Saute of carrots and potatoes

This is a classic French recipe, to be served with a stew or roast meat. I used tarragon because I didn’t have parsley, and it was delicious. I may try summer savory next time. 

INGREDIENTS:

  • 150g carrots
  • 1 small onion or 2 shallots
  • 500g potatoes
  • chopped parsley OR a good pinch of dried tarragon
  • salt and pepper
  • around 50g butter

METHOD:

  • Cut the potatoes into 2cm cubes and the carrots into batons
  • Boil the carrots and the potatoes separately, so that they are about two thirds cooked – about 10 minutes for the potatoes. Drain them. 
  • Chop the shallots or onions, and mix with the carrots and potatoes. 
  • Put the butter in a frying pan and heat until it is foaming. Add the carrots, potatoes and onions, and keep turning them in the butter until they are all coated and beginning to crisp. Lower the heat then, and cook gently until the vegetables are tender. 
  • Stir in the herbs before serving. 

Fig, pear and vanilla jam

I’m still having a great time experimenting with jam flavour combinations.

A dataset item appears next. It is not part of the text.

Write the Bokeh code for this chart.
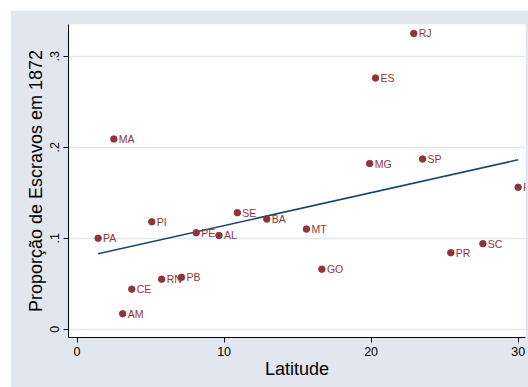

This time, I mixed recipes for fig jam and pear jam, and made this, which was delicious. 

INGREDIENTS:

  • 1kg dried chopped figs (from Realfoodsource
  • 1.2 litres of water
  • 160ml lemon juice
  • 1.2 kg sugar
  • a pinch of salt
  • 2 tsp vanilla extract
  • 1.2 kg pears 

METHOD:

  • Start with preparing the figs. Put the figs with 1 litre of water into the main jam pan, and bring to the boil. Turn off the heat and leave them to stand to absorb water. 
  • Next, peel, core and chop the pears. I used my melon-baller to remover the cores. In another pan, add 200ml water, bring to a simmer, and then blitz with a soup wand or blender. 
  • Add the pears to the figs, along with the lemon juice, sugar and salt, and heat gently until all the sugar has dissolved. 
  • Boil as fast as you dare until the jam has reached setting point (I use the saucer test and the flake test). Turn off the heat and stir in the vanilla essence
  • Pour into pre-warmed jars and put the lids on while the jam is hot.